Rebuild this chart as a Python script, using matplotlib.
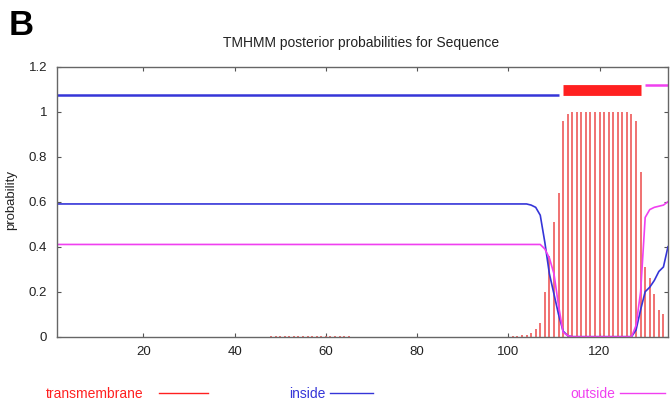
import matplotlib
matplotlib.use('Agg')
import matplotlib.pyplot as plt
from matplotlib.lines import Line2D

plt.rcParams['font.family'] = ['Liberation Sans', 'DejaVu Sans']

# sequence length and predicted topology
seq_len = 135
inside_seg = (1, 111)
tm_seg = (112, 129)
outside_seg = (130, 135)

# posterior probability of transmembrane (drawn as impulses)
tm_pos = [48, 49, 50, 51, 52, 53, 54, 55, 56, 57, 58, 59, 60, 61, 62, 63, 64, 65,
          101, 102, 103, 104, 105, 106, 107, 108, 109, 110, 111, 112, 113,
          114, 115, 116, 117, 118, 119, 120, 121, 122, 123, 124, 125, 126,
          127, 128, 129, 130, 131, 132, 133, 134]
tm_prob = [0.003] * 18 + [
    0.003, 0.004, 0.006, 0.009, 0.015, 0.033, 0.062, 0.197, 0.36, 0.51, 0.64, 0.96, 0.99,
    1.0, 1.0, 1.0, 1.0, 1.0, 1.0, 1.0, 1.0, 1.0, 1.0, 1.0, 1.0, 1.0,
    0.99, 0.96, 0.73, 0.31, 0.26, 0.19, 0.12, 0.10]

# inside probability (flat stretch kept as its end points)
inside_pos = [1, 104, 105, 106, 107, 108, 109, 110, 111, 112, 113, 114,
              127, 128, 129, 130, 131, 132, 133, 134, 135]
inside_prob = [0.59, 0.59, 0.585, 0.575, 0.54, 0.42, 0.28, 0.19, 0.10, 0.025, 0.005, 0.0,
               0.0, 0.03, 0.12, 0.20, 0.22, 0.25, 0.29, 0.31, 0.40]

# outside probability
outside_pos = [1, 107, 108, 109, 110, 111, 112, 113, 114,
               127, 128, 129, 130, 131, 132, 133, 134, 135]
outside_prob = [0.41, 0.41, 0.39, 0.35, 0.28, 0.14, 0.02, 0.005, 0.0,
                0.0, 0.05, 0.20, 0.53, 0.565, 0.575, 0.58, 0.585, 0.60]

red = '#ff2020'
blue = '#3535d8'
magenta = '#f040f0'

fig = plt.figure(figsize=(6.7, 4.05), dpi=100)
ax = fig.add_axes([0.0846, 0.1686, 0.9124, 0.6667])

ax.vlines(tm_pos, 0, tm_prob, color='#ef6666', linewidth=1.3)
ax.plot(inside_pos, inside_prob, color=blue, linewidth=1.2)
ax.plot(outside_pos, outside_prob, color=magenta, linewidth=1.2)

# topology bars along the top
ax.plot(inside_seg, [1.075, 1.075], color=blue, linewidth=1.8, solid_capstyle='butt')
ax.plot(tm_seg, [1.096, 1.096], color=red, linewidth=7.8, solid_capstyle='butt')
ax.plot(outside_seg, [1.117, 1.117], color=magenta, linewidth=1.8, solid_capstyle='butt')

ax.set_xlim(1, seq_len)
ax.set_ylim(0, 1.2)
ax.set_xticks([20, 40, 60, 80, 100, 120])
ax.set_yticks([0, 0.2, 0.4, 0.6, 0.8, 1.0, 1.2])
ax.set_yticklabels(['0', '0.2', '0.4', '0.6', '0.8', '1', '1.2'])
ax.tick_params(direction='in', length=3, width=0.8, top=True, right=True,
               labelsize=9.5, colors='#555555', labelcolor='#222222', pad=7)
for s in ax.spines.values():
    s.set_color('#666666')
    s.set_linewidth(1.0)

fig.text(0.539, 0.895, 'TMHMM posterior probabilities for Sequence',
         ha='center', va='center', fontsize=10, color='#222222')
fig.text(0.016, 0.506, 'probability', rotation=90, ha='center', va='center',
         fontsize=9.5, color='#222222')
fig.text(0.013, 0.978, 'B', ha='left', va='top', fontsize=25, fontweight='bold')

# legend row under the plot
legend_items = [('transmembrane', red, 0.069, 0.238, 0.31),
                ('inside', blue, 0.431, 0.493, 0.556),
                ('outside', magenta, 0.851, 0.925, 0.993)]
for label, col, tx, lx0, lx1 in legend_items:
    fig.text(tx, 0.027, label, ha='left', va='center', fontsize=10, color=col)
    fig.add_artist(Line2D([lx0, lx1], [0.029, 0.029], color=col, linewidth=1.0,
                          transform=fig.transFigure))

fig.savefig('out.png', dpi=100)
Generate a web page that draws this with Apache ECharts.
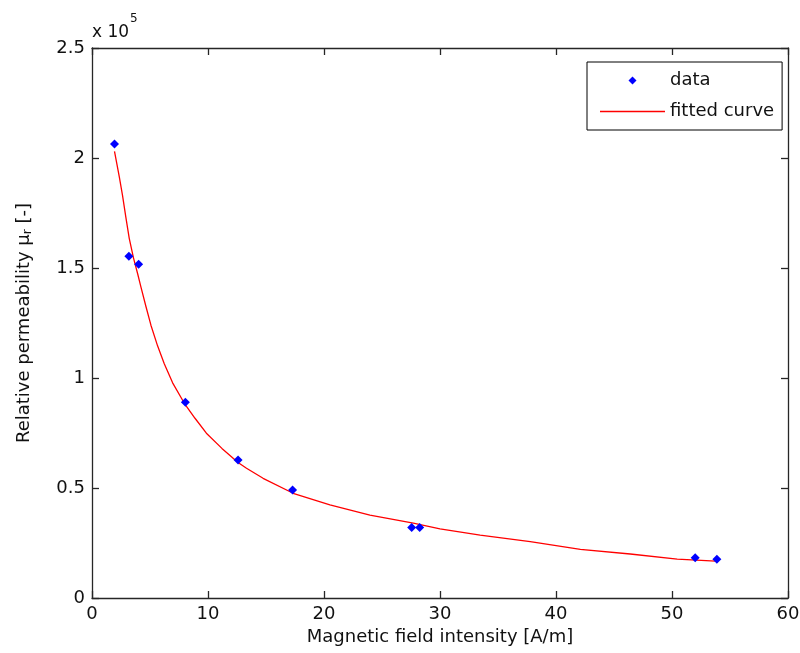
<!doctype html>
<html lang="en">
  <head>
    <meta charset="UTF-8" />
    <title>Relative permeability</title>
    <script src="https://cdn.jsdelivr.net/npm/echarts@6/dist/echarts.min.js"></script>
    <style>
      html, body { margin: 0; padding: 0; background: #fff; }
      #chart { width: 800px; height: 653px; }
    </style>
  </head>
  <body>
    <div id="chart"></div>
    <script>
      // measured points
      var dataX = [1.94, 3.18, 4.02, 8.05, 12.59, 17.29, 27.56, 28.25, 52.0, 53.87];
      var dataY = [206400, 155300, 151700, 89000, 62700, 49100, 32100, 32100, 18300, 17600];

      // fitted curve
      var fitX = [1.94, 2.35, 2.63, 2.92, 3.21, 3.58, 3.93, 4.21, 4.65, 5.08, 5.66, 6.23, 6.95, 7.96, 8.88, 9.86, 11.2, 12.59, 13.32, 14.75, 17.34, 20.51, 23.96, 27.7, 30.0, 33.46, 37.78, 42.1, 46.4, 50.45, 53.76];
      var fitY = [203000, 191500, 183000, 173000, 163500, 154500, 147500, 141500, 132500, 124000, 114500, 106500, 97800, 88500, 81700, 74900, 68000, 61600, 59000, 54400, 47600, 42300, 37700, 34000, 31400, 28600, 25600, 22100, 20000, 17700, 16800];

      var xTicks = [0, 10, 20, 30, 40, 50, 60];
      var yTicks = [0, 0.5, 1, 1.5, 2, 2.5];

      var axisColor = '#262626';
      var textColor = '#111';
      var font = 'DejaVu Sans';

      function pairs(xs, ys) {
        return xs.map(function (x, i) { return [x, ys[i]]; });
      }

      var chart = echarts.init(document.getElementById('chart'), null, { renderer: 'canvas' });

      var boxAxis = {
        axisLine: { show: true, onZero: false, lineStyle: { color: axisColor, width: 1.3 } },
        axisTick: { show: true, inside: true, length: 7, lineStyle: { color: axisColor, width: 1.3 } },
        splitLine: { show: false }
      };

      chart.setOption({
        animation: false,
        backgroundColor: '#fff',
        textStyle: { fontFamily: font },
        grid: { left: 92, right: 12, top: 48, bottom: 55, outerBoundsMode: 'none', containLabel: false },
        xAxis: [
          Object.assign({
            type: 'value', position: 'bottom',
            min: xTicks[0], max: xTicks[xTicks.length - 1], interval: 10,
            name: 'Magnetic field intensity [A/m]',
            nameLocation: 'middle', nameGap: 27,
            nameTextStyle: { fontSize: 18, color: textColor, fontFamily: font },
            axisLabel: { fontSize: 18, color: textColor, margin: 7, fontFamily: font }
          }, boxAxis),
          Object.assign({
            type: 'value', position: 'top',
            min: xTicks[0], max: xTicks[xTicks.length - 1], interval: 10,
            axisLabel: { show: false }
          }, boxAxis)
        ],
        yAxis: [
          Object.assign({
            type: 'value', position: 'left',
            min: yTicks[0] * 1e5, max: yTicks[yTicks.length - 1] * 1e5, interval: 50000,
            name: 'Relative permeability μ{s|r} [-]',
            nameLocation: 'middle', nameGap: 58,
            nameTextStyle: {
              fontSize: 18, color: textColor, fontFamily: font,
              rich: { s: { fontSize: 12, color: textColor, fontFamily: font, padding: [8, 0, 0, 0] } }
            },
            axisLabel: {
              fontSize: 18, color: textColor, margin: 7, fontFamily: font,
              formatter: function (v) { return String(v / 1e5); }
            }
          }, boxAxis),
          Object.assign({
            type: 'value', position: 'right',
            min: yTicks[0] * 1e5, max: yTicks[yTicks.length - 1] * 1e5, interval: 50000,
            axisLabel: { show: false }
          }, boxAxis)
        ],
        legend: {
          orient: 'vertical',
          left: 587, top: 62,
          padding: [8, 8, 8, 13],
          itemWidth: 65, itemHeight: 8, itemGap: 10,
          borderColor: '#000', borderWidth: 1, borderRadius: 0,
          backgroundColor: '#fff',
          textStyle: { fontSize: 18, color: textColor, fontFamily: font, lineHeight: 21 },
          data: [
            { name: 'data', icon: 'path://M0,-1L1,0L0,1L-1,0Z', itemStyle: { color: '#0000ff' } },
            { name: 'fitted curve', icon: 'path://M0,0H65V1.3H0Z', itemStyle: { color: '#ff0000' } }
          ]
        },
        graphic: [
          { type: 'text', left: 92, top: 24, style: { text: 'x 10', font: '17px ' + font, fill: textColor } },
          { type: 'text', left: 130, top: 13, style: { text: '5', font: '12px ' + font, fill: textColor } }
        ],
        series: [
          {
            name: 'fitted curve', type: 'line',
            data: pairs(fitX, fitY),
            symbol: 'none', smooth: false,
            lineStyle: { color: '#ff0000', width: 1.3 },
            itemStyle: { color: '#ff0000' },
            z: 2
          },
          {
            name: 'data', type: 'scatter',
            data: pairs(dataX, dataY),
            symbol: 'diamond', symbolSize: 9,
            itemStyle: { color: '#0000ff', opacity: 1 },
            z: 3
          }
        ]
      });
    </script>
  </body>
</html>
┄┄┄┄┄┄
Leave out every line without the string "script" and copy the rest.

[EXPECTED ANSWER]:
Rebuild this chart as a Python script, using matplotlib.
    <script src="https://cdn.jsdelivr.net/npm/echarts@6/dist/echarts.min.js"></script>
    <script>
    </script>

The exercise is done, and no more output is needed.